WORK TO BE COMPLETED:
Reproduce exactly, and only, the lines of the material below running from the line bearing "Clone this chart in Chart.js." through the line bearing "133.45, 133.33, 133.22, 133.13, 133.06, 133.00]". Leave any pictures out.

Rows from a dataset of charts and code

# # # #

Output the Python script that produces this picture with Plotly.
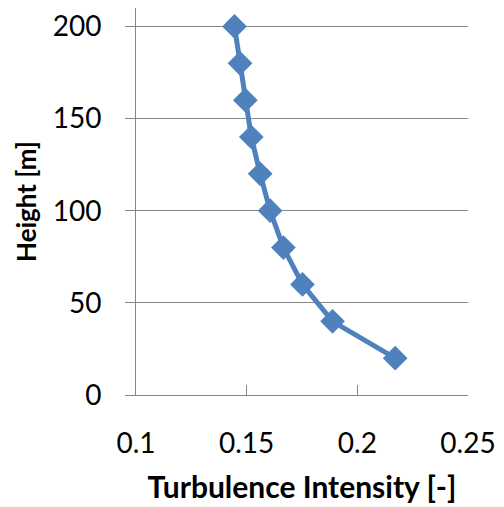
import plotly.graph_objects as go

heights = [200, 180, 160, 140, 120, 100, 80, 60, 40, 20]
intensity = [0.1445, 0.147, 0.1494, 0.1521, 0.1561, 0.1606, 0.1666, 0.1752, 0.1888, 0.2171]
x_ticks = [0.1, 0.15, 0.2, 0.25]
x_tick_labels = ["0.1", "0.15", "0.2", "0.25"]
y_ticks = [0, 50, 100, 150, 200]

color = "#4F81BD"
font_family = "Lato, Open Sans, sans-serif"

fig = go.Figure()
fig.add_trace(go.Scatter(
    x=intensity, y=heights, mode="lines+markers",
    line=dict(color=color, width=5),
    marker=dict(symbol="diamond", size=19, color=color),
    showlegend=False,
))

fig.update_layout(
    width=504, height=507,
    margin=dict(l=136, r=34, t=8, b=111),
    plot_bgcolor="white", paper_bgcolor="white",
    font=dict(family=font_family, size=28, color="black"),
    xaxis=dict(
        range=[0.1, 0.25], tickvals=x_ticks, ticktext=x_tick_labels,
        showgrid=False, showline=True, linecolor="#868686", linewidth=1,
        ticks="inside", ticklen=10, tickcolor="#868686",
        ticklabelstandoff=23,
        title=dict(text="<b>Turbulence Intensity [-]</b>", font=dict(size=30), standoff=19),
        zeroline=False,
    ),
    yaxis=dict(
        range=[0, 210], tickvals=y_ticks,
        showgrid=True, gridcolor="#868686", gridwidth=1,
        showline=True, linecolor="#868686", linewidth=1,
        ticks="outside", ticklen=10, tickcolor="#868686",
        ticklabelstandoff=18,
        title=dict(text="<b>Height [m]</b>", font=dict(size=26), standoff=8),
        zeroline=False,
    ),
)

fig.write_html("out.html")
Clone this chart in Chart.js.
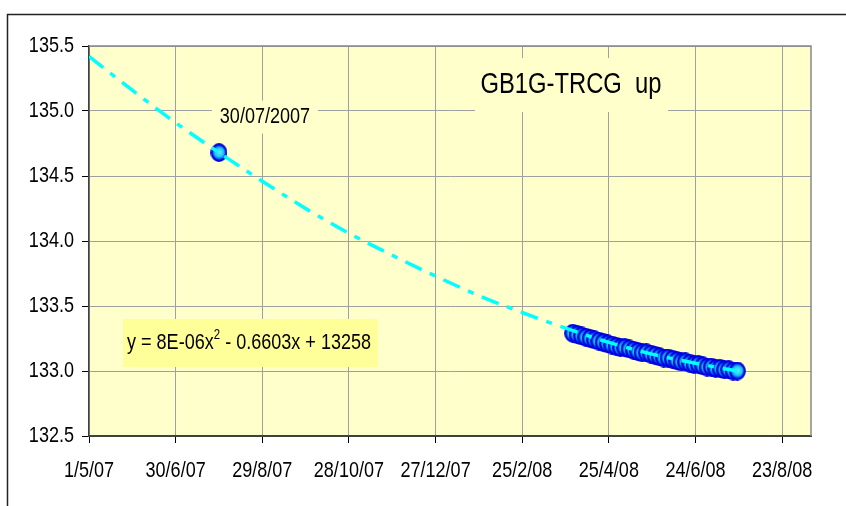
<!DOCTYPE html>
<html>
<head>
<meta charset="utf-8">
<script src="https://cdn.jsdelivr.net/npm/chart.js@4"></script>
<style>
  html, body { margin: 0; padding: 0; background: #fff; }
  #wrap { width: 846px; height: 506px; }
</style>
</head>
<body>
<div id="wrap"><canvas id="chart" width="846" height="506"></canvas></div>
<script>
// fitted trend line
const trendDates = ['2007-05-01', '2007-05-31', '2007-06-30', '2007-07-30', '2007-08-29', '2007-09-28',
  '2007-10-28', '2007-11-27', '2007-12-27', '2008-01-26', '2008-02-25', '2008-03-26', '2008-04-25',
  '2008-05-25', '2008-06-24', '2008-07-23']
const trendValues = [135.42, 135.16, 134.91, 134.68, 134.46, 134.25, 134.06, 133.89, 133.73, 133.58,
  133.45, 133.33, 133.22, 133.13, 133.06, 133.00]

// measured points
const obsDates = ['2007-07-30',
  '2008-03-31', '2008-04-03', '2008-04-06', '2008-04-09', '2008-04-12', '2008-04-15', '2008-04-18',
  '2008-04-21', '2008-04-24', '2008-04-27', '2008-04-30', '2008-05-03', '2008-05-06', '2008-05-09',
  '2008-05-12', '2008-05-15', '2008-05-18', '2008-05-21', '2008-05-24', '2008-05-27', '2008-05-30',
  '2008-06-02', '2008-06-05', '2008-06-08', '2008-06-11', '2008-06-14', '2008-06-17', '2008-06-20',
  '2008-06-23', '2008-06-26', '2008-06-29', '2008-07-02', '2008-07-05', '2008-07-08', '2008-07-11',
  '2008-07-14', '2008-07-17', '2008-07-20', '2008-07-23']
const obsValues = [134.68,
  133.29, 133.28, 133.27, 133.26, 133.25, 133.24, 133.23, 133.22, 133.21, 133.20, 133.19, 133.18,
  133.18, 133.17, 133.16, 133.15, 133.14, 133.14, 133.13, 133.12, 133.11, 133.10, 133.10, 133.09,
  133.08, 133.07, 133.07, 133.06, 133.05, 133.05, 133.04, 133.03, 133.03, 133.02, 133.02, 133.01,
  133.01, 133.00, 133.00]
const pointLabels = { 0: '30/07/2007' }

const xTickDates = ['2007-05-01', '2007-06-30', '2007-08-29', '2007-10-28', '2007-12-27',
  '2008-02-25', '2008-04-25', '2008-06-24', '2008-08-23']
const xTickLabels = ['1/5/07', '30/6/07', '29/8/07', '28/10/07', '27/12/07', '25/2/08', '25/4/08', '24/6/08', '23/8/08']
const xEnd = '2008-09-12'
const yMin = 132.5
const yMax = 135.5
const yStep = 0.5

const chartTitle = 'GB1G-TRCG  up'
const equation = ['y = 8E-06x', '2', ' - 0.6603x + 13258']

const FONT = '"Liberation Sans", Arial, sans-serif'
const SQUEEZE = 0.82 // Excel's text looks like Arial Narrow
const PLOT_BG = '#ffffcc'

function dayNum (s) {
  return (Date.parse(s) - Date.parse(xTickDates[0])) / 864e5
}

const trendData = trendDates.map((d, i) => ({ x: dayNum(d), y: trendValues[i] }))
const obsData = obsDates.map((d, i) => ({ x: dayNum(d), y: obsValues[i] }))
const tickDays = xTickDates.map(dayNum)

// narrow text: draw regular font squeezed horizontally, returns width
function narrowText (c, text, x, y, size, align) {
  c.save()
  c.font = size + 'px ' + FONT
  c.textAlign = align || 'left'
  c.textBaseline = 'middle'
  c.translate(x, y)
  c.scale(SQUEEZE, 1)
  c.fillText(text, 0, 0)
  const w = c.measureText(text).width * SQUEEZE
  c.restore()
  return w
}

// marker image: blue rim, cyan core
function makeMarker () {
  const m = document.createElement('canvas')
  m.width = 17
  m.height = 19
  const g = m.getContext('2d')
  const grad = g.createRadialGradient(9, 9, 1, 8.5, 9.5, 8)
  grad.addColorStop(0, '#50e6ff')
  grad.addColorStop(0.5, '#1ec8f2')
  grad.addColorStop(0.75, '#0a66f0')
  grad.addColorStop(1, '#0000ee')
  g.fillStyle = grad
  g.beginPath()
  g.ellipse(8.5, 9.5, 7.4, 8.4, 0, 0, Math.PI * 2)
  g.fill()
  g.strokeStyle = '#0000dd'
  g.lineWidth = 2
  g.stroke()
  return m
}

const decor = {
  id: 'decor',
  beforeDraw (chart) {
    const c = chart.ctx
    const a = chart.chartArea
    c.save()
    c.fillStyle = '#fff'
    c.fillRect(0, 0, chart.width, chart.height)
    // outer frame (top and left only visible)
    c.strokeStyle = '#222'
    c.lineWidth = 1.5
    c.beginPath()
    c.moveTo(7.5, chart.height)
    c.lineTo(7.5, 14.5)
    c.lineTo(chart.width, 14.5)
    c.stroke()
    c.fillStyle = PLOT_BG
    c.fillRect(a.left, a.top, a.right - a.left, a.bottom - a.top)
    c.restore()
  },
  beforeDatasetsDraw (chart) {
    const c = chart.ctx
    const a = chart.chartArea
    c.save()
    c.strokeStyle = '#888'
    c.lineWidth = 1.5
    c.beginPath()
    c.moveTo(a.left, a.top)
    c.lineTo(a.right, a.top)
    c.lineTo(a.right, a.bottom)
    c.stroke()

    // title box
    c.fillStyle = PLOT_BG
    c.fillRect(475, 58, 193, 54)
    c.fillStyle = '#000'
    narrowText(c, chartTitle, 571, 85, 29, 'center')

    // trend equation box
    c.fillStyle = '#ffff99'
    c.fillRect(123, 319, 255, 48)
    c.fillStyle = '#000'
    let x = 127
    const y = 343
    x += narrowText(c, equation[0], x, y, 22)
    x += narrowText(c, equation[1], x, y - 8, 14)
    narrowText(c, equation[2], x, y, 22)

    // tick labels, placed by the chart's own scales
    const xs = chart.scales.x
    xs.ticks.forEach((t, i) => {
      narrowText(c, xTickLabels[i], xs.getPixelForValue(t.value), 471, 22, 'center')
    })
    const ys = chart.scales.y
    ys.ticks.forEach(t => {
      narrowText(c, t.value.toFixed(1), 74, ys.getPixelForValue(t.value), 22, 'right')
    })
    c.restore()
  },
  afterDatasetsDraw (chart) {
    const c = chart.ctx
    const meta = chart.getDatasetMeta(1)
    c.save()
    Object.keys(pointLabels).forEach(k => {
      const p = meta.data[k]
      const tx = p.x + 46
      const ty = p.y - 36
      c.fillStyle = PLOT_BG
      c.fillRect(tx - 53, ty - 16, 106, 33)
      c.fillStyle = '#000'
      narrowText(c, pointLabels[k], tx, ty, 22, 'center')
    })
    c.restore()
  }
}

const ctx = document.getElementById('chart').getContext('2d')
new Chart(ctx, {
  type: 'scatter',
  data: {
    datasets: [
      {
        label: 'trend',
        data: trendData,
        showLine: true,
        borderColor: '#00ffff',
        borderWidth: 3.5,
        borderDash: [18, 9, 6, 9],
        pointRadius: 0,
        tension: 0.4,
        cubicInterpolationMode: 'monotone'
      },
      {
        label: 'GB1G-TRCG up',
        data: obsData,
        showLine: false,
        pointStyle: makeMarker(),
        pointRadius: 8
      }
    ]
  },
  options: {
    responsive: false,
    animation: false,
    layout: { padding: { left: 0, top: 46, right: 35, bottom: 0 } },
    plugins: { legend: { display: false }, tooltip: { enabled: false } },
    scales: {
      x: {
        type: 'linear',
        min: 0,
        max: dayNum(xEnd),
        afterBuildTicks (scale) {
          scale.ticks = tickDays.map(v => ({ value: v }))
        },
        afterFit (scale) { scale.height = 70 },
        ticks: {
          autoSkip: false,
          maxRotation: 0,
          color: 'rgba(0,0,0,0)',
          font: { family: FONT, size: 18 },
          callback: (v) => xTickLabels[tickDays.indexOf(v)]
        },
        grid: { color: '#a0a0a0', lineWidth: 1, tickLength: 7, tickColor: '#000' },
        border: { color: '#404040', width: 2 }
      },
      y: {
        min: yMin,
        max: yMax,
        afterFit (scale) { scale.width = 89 },
        ticks: {
          stepSize: yStep,
          color: 'rgba(0,0,0,0)',
          font: { family: FONT, size: 18 },
          callback: (v) => v.toFixed(1)
        },
        grid: { color: '#a0a0a0', lineWidth: 1, tickLength: 7, tickColor: '#000' },
        border: { color: '#404040', width: 1.5 }
      }
    }
  },
  plugins: [decor]
})
</script>
</body>
</html>
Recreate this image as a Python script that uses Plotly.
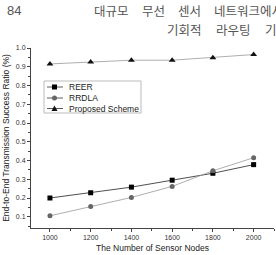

# # # #

REPLY:
Clone this chart in Chart.js.
<!DOCTYPE html>
<html>
<head>
<meta charset="utf-8">
<script src="https://cdn.jsdelivr.net/npm/chart.js@4"></script>
<style>
  html, body { margin: 0; padding: 0; background: #fff; }
  #wrap { width: 846px; height: 506px; }
</style>
</head>
<body>
<div id="wrap"><canvas id="chart" width="846" height="506"></canvas></div>
<script>
// fitted trend line
const trendDates = ['2007-05-01', '2007-05-31', '2007-06-30', '2007-07-30', '2007-08-29', '2007-09-28',
  '2007-10-28', '2007-11-27', '2007-12-27', '2008-01-26', '2008-02-25', '2008-03-26', '2008-04-25',
  '2008-05-25', '2008-06-24', '2008-07-23']
const trendValues = [135.42, 135.16, 134.91, 134.68, 134.46, 134.25, 134.06, 133.89, 133.73, 133.58,
  133.45, 133.33, 133.22, 133.13, 133.06, 133.00]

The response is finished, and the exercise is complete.